● **Challenge**
Can you transcribe the data exactly? Leave the pictures out.

----------------------------------------

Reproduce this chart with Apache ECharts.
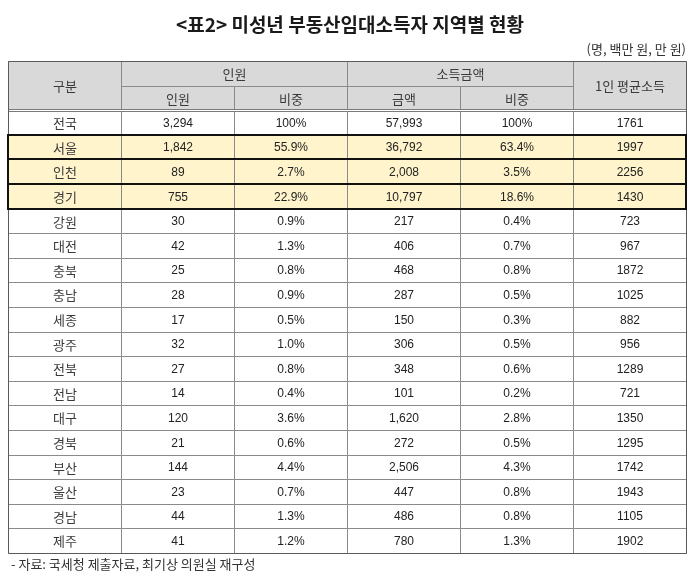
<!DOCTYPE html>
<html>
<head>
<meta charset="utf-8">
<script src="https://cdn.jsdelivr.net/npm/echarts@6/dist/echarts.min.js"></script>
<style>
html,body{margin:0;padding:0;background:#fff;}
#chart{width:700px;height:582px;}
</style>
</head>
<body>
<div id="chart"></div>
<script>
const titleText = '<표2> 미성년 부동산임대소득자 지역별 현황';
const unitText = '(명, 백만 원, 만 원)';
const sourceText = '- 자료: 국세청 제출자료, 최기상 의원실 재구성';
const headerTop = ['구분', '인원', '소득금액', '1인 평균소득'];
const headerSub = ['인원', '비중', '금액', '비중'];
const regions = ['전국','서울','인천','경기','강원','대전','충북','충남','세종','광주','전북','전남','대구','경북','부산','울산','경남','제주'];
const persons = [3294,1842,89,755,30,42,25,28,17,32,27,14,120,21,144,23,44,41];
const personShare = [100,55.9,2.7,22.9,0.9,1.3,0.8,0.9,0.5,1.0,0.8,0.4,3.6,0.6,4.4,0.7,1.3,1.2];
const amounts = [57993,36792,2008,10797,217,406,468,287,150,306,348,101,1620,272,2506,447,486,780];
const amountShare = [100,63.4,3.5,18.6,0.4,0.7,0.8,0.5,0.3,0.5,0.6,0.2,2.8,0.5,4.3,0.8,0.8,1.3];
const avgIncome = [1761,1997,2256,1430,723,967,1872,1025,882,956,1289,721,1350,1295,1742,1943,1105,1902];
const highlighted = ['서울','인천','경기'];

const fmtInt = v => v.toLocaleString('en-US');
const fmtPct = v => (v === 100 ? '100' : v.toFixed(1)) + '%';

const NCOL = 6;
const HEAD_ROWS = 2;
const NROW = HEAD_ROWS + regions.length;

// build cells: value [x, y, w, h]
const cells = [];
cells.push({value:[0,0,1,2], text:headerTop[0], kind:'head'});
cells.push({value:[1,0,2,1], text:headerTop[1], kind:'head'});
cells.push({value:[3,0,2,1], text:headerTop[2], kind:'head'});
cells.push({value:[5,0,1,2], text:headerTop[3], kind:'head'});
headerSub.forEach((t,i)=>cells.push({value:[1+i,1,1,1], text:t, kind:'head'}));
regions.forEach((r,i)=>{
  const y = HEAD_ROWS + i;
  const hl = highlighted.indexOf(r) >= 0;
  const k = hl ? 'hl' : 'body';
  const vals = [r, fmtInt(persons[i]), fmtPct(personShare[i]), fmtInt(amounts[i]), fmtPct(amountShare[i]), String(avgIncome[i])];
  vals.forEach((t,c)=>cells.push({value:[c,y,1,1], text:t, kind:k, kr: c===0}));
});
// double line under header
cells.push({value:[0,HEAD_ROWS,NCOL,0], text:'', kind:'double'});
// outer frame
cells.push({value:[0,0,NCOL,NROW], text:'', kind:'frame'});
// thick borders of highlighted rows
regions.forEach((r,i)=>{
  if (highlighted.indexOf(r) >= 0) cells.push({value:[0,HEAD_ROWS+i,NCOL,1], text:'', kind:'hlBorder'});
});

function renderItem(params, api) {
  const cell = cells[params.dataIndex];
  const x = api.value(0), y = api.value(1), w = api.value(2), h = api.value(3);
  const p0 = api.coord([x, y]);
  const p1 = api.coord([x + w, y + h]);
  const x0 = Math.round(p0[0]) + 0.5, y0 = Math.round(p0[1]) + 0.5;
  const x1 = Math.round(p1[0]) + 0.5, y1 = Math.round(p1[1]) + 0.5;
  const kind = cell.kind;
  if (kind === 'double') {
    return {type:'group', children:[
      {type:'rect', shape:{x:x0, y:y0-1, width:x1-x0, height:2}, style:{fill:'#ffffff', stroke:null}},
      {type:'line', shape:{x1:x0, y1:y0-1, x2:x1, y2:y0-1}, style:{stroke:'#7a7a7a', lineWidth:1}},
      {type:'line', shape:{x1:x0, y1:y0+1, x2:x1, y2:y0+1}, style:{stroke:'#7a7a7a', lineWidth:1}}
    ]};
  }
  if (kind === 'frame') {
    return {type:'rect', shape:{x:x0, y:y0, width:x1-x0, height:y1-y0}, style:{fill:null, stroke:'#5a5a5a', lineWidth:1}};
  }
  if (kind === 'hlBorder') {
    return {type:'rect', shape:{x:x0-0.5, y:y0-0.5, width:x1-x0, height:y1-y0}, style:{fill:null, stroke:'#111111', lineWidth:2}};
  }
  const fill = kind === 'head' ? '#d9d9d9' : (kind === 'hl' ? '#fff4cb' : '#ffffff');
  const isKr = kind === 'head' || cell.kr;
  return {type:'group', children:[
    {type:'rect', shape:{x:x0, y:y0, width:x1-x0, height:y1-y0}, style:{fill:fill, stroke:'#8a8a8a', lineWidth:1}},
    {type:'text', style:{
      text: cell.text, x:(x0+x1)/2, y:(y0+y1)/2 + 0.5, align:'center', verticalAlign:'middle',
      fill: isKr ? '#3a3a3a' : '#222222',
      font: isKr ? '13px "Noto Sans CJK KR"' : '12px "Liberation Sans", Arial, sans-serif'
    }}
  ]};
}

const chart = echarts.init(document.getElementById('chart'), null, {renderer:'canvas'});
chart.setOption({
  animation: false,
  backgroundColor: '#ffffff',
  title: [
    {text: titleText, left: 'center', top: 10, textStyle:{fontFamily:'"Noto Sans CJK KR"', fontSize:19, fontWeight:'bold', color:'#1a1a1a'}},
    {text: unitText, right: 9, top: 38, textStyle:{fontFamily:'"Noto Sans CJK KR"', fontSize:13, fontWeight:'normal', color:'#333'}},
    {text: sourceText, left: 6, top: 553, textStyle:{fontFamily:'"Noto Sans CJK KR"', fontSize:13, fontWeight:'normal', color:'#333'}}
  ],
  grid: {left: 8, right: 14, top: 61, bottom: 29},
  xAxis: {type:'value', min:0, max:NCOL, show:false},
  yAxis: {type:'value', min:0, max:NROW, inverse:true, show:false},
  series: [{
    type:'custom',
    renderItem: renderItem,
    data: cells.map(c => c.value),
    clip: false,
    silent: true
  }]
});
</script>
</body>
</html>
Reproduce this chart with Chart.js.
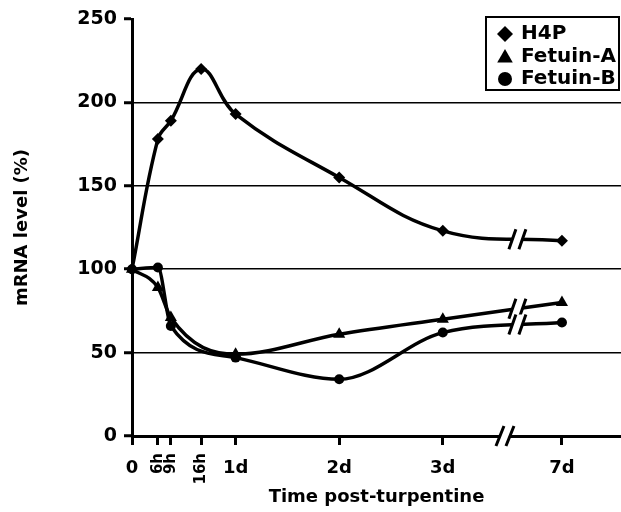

----------------------------------------

● **In response**
Reproduce this chart with Apache ECharts.
<!DOCTYPE html>
<html>
<head>
<meta charset="utf-8">
<script src="https://cdn.jsdelivr.net/npm/echarts@6/dist/echarts.min.js"></script>
<style>
html,body{margin:0;padding:0;background:#fff;}
#chart{width:700px;height:582px;}
</style>
</head>
<body>
<div id="chart"></div>
<script>
const titleText = '<표2> 미성년 부동산임대소득자 지역별 현황';
const unitText = '(명, 백만 원, 만 원)';
const sourceText = '- 자료: 국세청 제출자료, 최기상 의원실 재구성';
const headerTop = ['구분', '인원', '소득금액', '1인 평균소득'];
const headerSub = ['인원', '비중', '금액', '비중'];
const regions = ['전국','서울','인천','경기','강원','대전','충북','충남','세종','광주','전북','전남','대구','경북','부산','울산','경남','제주'];
const persons = [3294,1842,89,755,30,42,25,28,17,32,27,14,120,21,144,23,44,41];
const personShare = [100,55.9,2.7,22.9,0.9,1.3,0.8,0.9,0.5,1.0,0.8,0.4,3.6,0.6,4.4,0.7,1.3,1.2];
const amounts = [57993,36792,2008,10797,217,406,468,287,150,306,348,101,1620,272,2506,447,486,780];
const amountShare = [100,63.4,3.5,18.6,0.4,0.7,0.8,0.5,0.3,0.5,0.6,0.2,2.8,0.5,4.3,0.8,0.8,1.3];
const avgIncome = [1761,1997,2256,1430,723,967,1872,1025,882,956,1289,721,1350,1295,1742,1943,1105,1902];
const highlighted = ['서울','인천','경기'];

const fmtInt = v => v.toLocaleString('en-US');
const fmtPct = v => (v === 100 ? '100' : v.toFixed(1)) + '%';

const NCOL = 6;
const HEAD_ROWS = 2;
const NROW = HEAD_ROWS + regions.length;

// build cells: value [x, y, w, h]
const cells = [];
cells.push({value:[0,0,1,2], text:headerTop[0], kind:'head'});
cells.push({value:[1,0,2,1], text:headerTop[1], kind:'head'});
cells.push({value:[3,0,2,1], text:headerTop[2], kind:'head'});
cells.push({value:[5,0,1,2], text:headerTop[3], kind:'head'});
headerSub.forEach((t,i)=>cells.push({value:[1+i,1,1,1], text:t, kind:'head'}));
regions.forEach((r,i)=>{
  const y = HEAD_ROWS + i;
  const hl = highlighted.indexOf(r) >= 0;
  const k = hl ? 'hl' : 'body';
  const vals = [r, fmtInt(persons[i]), fmtPct(personShare[i]), fmtInt(amounts[i]), fmtPct(amountShare[i]), String(avgIncome[i])];
  vals.forEach((t,c)=>cells.push({value:[c,y,1,1], text:t, kind:k, kr: c===0}));
});
// double line under header
cells.push({value:[0,HEAD_ROWS,NCOL,0], text:'', kind:'double'});
// outer frame
cells.push({value:[0,0,NCOL,NROW], text:'', kind:'frame'});
// thick borders of highlighted rows
regions.forEach((r,i)=>{
  if (highlighted.indexOf(r) >= 0) cells.push({value:[0,HEAD_ROWS+i,NCOL,1], text:'', kind:'hlBorder'});
});

function renderItem(params, api) {
  const cell = cells[params.dataIndex];
  const x = api.value(0), y = api.value(1), w = api.value(2), h = api.value(3);
  const p0 = api.coord([x, y]);
  const p1 = api.coord([x + w, y + h]);
  const x0 = Math.round(p0[0]) + 0.5, y0 = Math.round(p0[1]) + 0.5;
  const x1 = Math.round(p1[0]) + 0.5, y1 = Math.round(p1[1]) + 0.5;
  const kind = cell.kind;
  if (kind === 'double') {
    return {type:'group', children:[
      {type:'rect', shape:{x:x0, y:y0-1, width:x1-x0, height:2}, style:{fill:'#ffffff', stroke:null}},
      {type:'line', shape:{x1:x0, y1:y0-1, x2:x1, y2:y0-1}, style:{stroke:'#7a7a7a', lineWidth:1}},
      {type:'line', shape:{x1:x0, y1:y0+1, x2:x1, y2:y0+1}, style:{stroke:'#7a7a7a', lineWidth:1}}
    ]};
  }
  if (kind === 'frame') {
    return {type:'rect', shape:{x:x0, y:y0, width:x1-x0, height:y1-y0}, style:{fill:null, stroke:'#5a5a5a', lineWidth:1}};
  }
  if (kind === 'hlBorder') {
    return {type:'rect', shape:{x:x0-0.5, y:y0-0.5, width:x1-x0, height:y1-y0}, style:{fill:null, stroke:'#111111', lineWidth:2}};
  }
  const fill = kind === 'head' ? '#d9d9d9' : (kind === 'hl' ? '#fff4cb' : '#ffffff');
  const isKr = kind === 'head' || cell.kr;
  return {type:'group', children:[
    {type:'rect', shape:{x:x0, y:y0, width:x1-x0, height:y1-y0}, style:{fill:fill, stroke:'#8a8a8a', lineWidth:1}},
    {type:'text', style:{
      text: cell.text, x:(x0+x1)/2, y:(y0+y1)/2 + 0.5, align:'center', verticalAlign:'middle',
      fill: isKr ? '#3a3a3a' : '#222222',
      font: isKr ? '13px "Noto Sans CJK KR"' : '12px "Liberation Sans", Arial, sans-serif'
    }}
  ]};
}

const chart = echarts.init(document.getElementById('chart'), null, {renderer:'canvas'});
chart.setOption({
  animation: false,
  backgroundColor: '#ffffff',
  title: [
    {text: titleText, left: 'center', top: 10, textStyle:{fontFamily:'"Noto Sans CJK KR"', fontSize:19, fontWeight:'bold', color:'#1a1a1a'}},
    {text: unitText, right: 9, top: 38, textStyle:{fontFamily:'"Noto Sans CJK KR"', fontSize:13, fontWeight:'normal', color:'#333'}},
    {text: sourceText, left: 6, top: 553, textStyle:{fontFamily:'"Noto Sans CJK KR"', fontSize:13, fontWeight:'normal', color:'#333'}}
  ],
  grid: {left: 8, right: 14, top: 61, bottom: 29},
  xAxis: {type:'value', min:0, max:NCOL, show:false},
  yAxis: {type:'value', min:0, max:NROW, inverse:true, show:false},
  series: [{
    type:'custom',
    renderItem: renderItem,
    data: cells.map(c => c.value),
    clip: false,
    silent: true
  }]
});
</script>
</body>
</html>
Reproduce this chart with Chart.js.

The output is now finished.